**AIM OF THE EXERCISE**: Give back the full material, exactly as it reads.

**RECORDED DATA**:

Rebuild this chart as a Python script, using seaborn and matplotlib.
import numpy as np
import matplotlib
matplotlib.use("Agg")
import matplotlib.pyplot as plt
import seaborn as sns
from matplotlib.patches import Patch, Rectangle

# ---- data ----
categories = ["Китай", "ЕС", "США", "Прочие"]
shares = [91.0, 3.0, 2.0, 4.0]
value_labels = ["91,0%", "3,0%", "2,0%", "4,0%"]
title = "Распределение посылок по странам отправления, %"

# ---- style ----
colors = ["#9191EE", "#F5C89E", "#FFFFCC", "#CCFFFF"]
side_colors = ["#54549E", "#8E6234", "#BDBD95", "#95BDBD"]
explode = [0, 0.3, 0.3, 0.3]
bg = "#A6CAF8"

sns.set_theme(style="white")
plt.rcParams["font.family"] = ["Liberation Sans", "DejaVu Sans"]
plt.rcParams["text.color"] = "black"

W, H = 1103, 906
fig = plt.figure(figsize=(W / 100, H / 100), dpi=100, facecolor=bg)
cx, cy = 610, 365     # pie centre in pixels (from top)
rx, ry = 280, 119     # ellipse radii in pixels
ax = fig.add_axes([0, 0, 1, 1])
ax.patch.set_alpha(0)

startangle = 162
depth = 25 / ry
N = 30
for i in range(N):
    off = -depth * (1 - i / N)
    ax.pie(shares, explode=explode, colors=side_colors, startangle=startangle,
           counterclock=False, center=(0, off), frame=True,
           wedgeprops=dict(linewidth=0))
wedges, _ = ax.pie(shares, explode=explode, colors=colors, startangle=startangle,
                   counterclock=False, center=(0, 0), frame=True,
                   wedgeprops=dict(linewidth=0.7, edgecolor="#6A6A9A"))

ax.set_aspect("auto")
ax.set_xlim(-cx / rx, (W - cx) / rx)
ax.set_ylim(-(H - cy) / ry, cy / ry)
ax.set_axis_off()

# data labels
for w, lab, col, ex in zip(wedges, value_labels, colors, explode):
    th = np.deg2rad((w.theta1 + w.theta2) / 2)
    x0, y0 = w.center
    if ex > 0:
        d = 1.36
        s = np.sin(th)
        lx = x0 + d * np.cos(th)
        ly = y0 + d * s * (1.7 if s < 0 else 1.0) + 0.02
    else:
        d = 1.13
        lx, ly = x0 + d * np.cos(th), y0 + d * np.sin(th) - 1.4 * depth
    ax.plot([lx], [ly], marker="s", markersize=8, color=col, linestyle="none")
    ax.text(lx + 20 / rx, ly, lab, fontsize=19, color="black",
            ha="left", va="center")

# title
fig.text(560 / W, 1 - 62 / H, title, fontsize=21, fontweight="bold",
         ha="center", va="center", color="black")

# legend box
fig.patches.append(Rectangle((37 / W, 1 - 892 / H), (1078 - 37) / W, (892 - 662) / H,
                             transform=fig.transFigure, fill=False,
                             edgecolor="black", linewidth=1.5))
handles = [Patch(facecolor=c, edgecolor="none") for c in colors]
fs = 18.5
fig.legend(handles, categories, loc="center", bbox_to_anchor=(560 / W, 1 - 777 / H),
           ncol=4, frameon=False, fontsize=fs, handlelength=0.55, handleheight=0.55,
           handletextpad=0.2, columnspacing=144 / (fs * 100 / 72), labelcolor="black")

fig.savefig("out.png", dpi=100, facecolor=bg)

**SOLUTION BELOW**:
Rebuild this chart as a Python script, using seaborn and matplotlib.
import numpy as np
import matplotlib
matplotlib.use("Agg")
import matplotlib.pyplot as plt
import seaborn as sns
from matplotlib.patches import Patch, Rectangle

# ---- data ----
categories = ["Китай", "ЕС", "США", "Прочие"]
shares = [91.0, 3.0, 2.0, 4.0]
value_labels = ["91,0%", "3,0%", "2,0%", "4,0%"]
title = "Распределение посылок по странам отправления, %"

# ---- style ----
colors = ["#9191EE", "#F5C89E", "#FFFFCC", "#CCFFFF"]
side_colors = ["#54549E", "#8E6234", "#BDBD95", "#95BDBD"]
explode = [0, 0.3, 0.3, 0.3]
bg = "#A6CAF8"

sns.set_theme(style="white")
plt.rcParams["font.family"] = ["Liberation Sans", "DejaVu Sans"]
plt.rcParams["text.color"] = "black"

W, H = 1103, 906
fig = plt.figure(figsize=(W / 100, H / 100), dpi=100, facecolor=bg)
cx, cy = 610, 365     # pie centre in pixels (from top)
rx, ry = 280, 119     # ellipse radii in pixels
ax = fig.add_axes([0, 0, 1, 1])
ax.patch.set_alpha(0)

startangle = 162
depth = 25 / ry
N = 30
for i in range(N):
    off = -depth * (1 - i / N)
    ax.pie(shares, explode=explode, colors=side_colors, startangle=startangle,
           counterclock=False, center=(0, off), frame=True,
           wedgeprops=dict(linewidth=0))
wedges, _ = ax.pie(shares, explode=explode, colors=colors, startangle=startangle,
                   counterclock=False, center=(0, 0), frame=True,
                   wedgeprops=dict(linewidth=0.7, edgecolor="#6A6A9A"))

ax.set_aspect("auto")
ax.set_xlim(-cx / rx, (W - cx) / rx)
ax.set_ylim(-(H - cy) / ry, cy / ry)
ax.set_axis_off()

# data labels
for w, lab, col, ex in zip(wedges, value_labels, colors, explode):
    th = np.deg2rad((w.theta1 + w.theta2) / 2)
    x0, y0 = w.center
    if ex > 0:
        d = 1.36
        s = np.sin(th)
        lx = x0 + d * np.cos(th)
        ly = y0 + d * s * (1.7 if s < 0 else 1.0) + 0.02
    else:
        d = 1.13
        lx, ly = x0 + d * np.cos(th), y0 + d * np.sin(th) - 1.4 * depth
    ax.plot([lx], [ly], marker="s", markersize=8, color=col, linestyle="none")
    ax.text(lx + 20 / rx, ly, lab, fontsize=19, color="black",
            ha="left", va="center")

# title
fig.text(560 / W, 1 - 62 / H, title, fontsize=21, fontweight="bold",
         ha="center", va="center", color="black")

# legend box
fig.patches.append(Rectangle((37 / W, 1 - 892 / H), (1078 - 37) / W, (892 - 662) / H,
                             transform=fig.transFigure, fill=False,
                             edgecolor="black", linewidth=1.5))
handles = [Patch(facecolor=c, edgecolor="none") for c in colors]
fs = 18.5
fig.legend(handles, categories, loc="center", bbox_to_anchor=(560 / W, 1 - 777 / H),
           ncol=4, frameon=False, fontsize=fs, handlelength=0.55, handleheight=0.55,
           handletextpad=0.2, columnspacing=144 / (fs * 100 / 72), labelcolor="black")

fig.savefig("out.png", dpi=100, facecolor=bg)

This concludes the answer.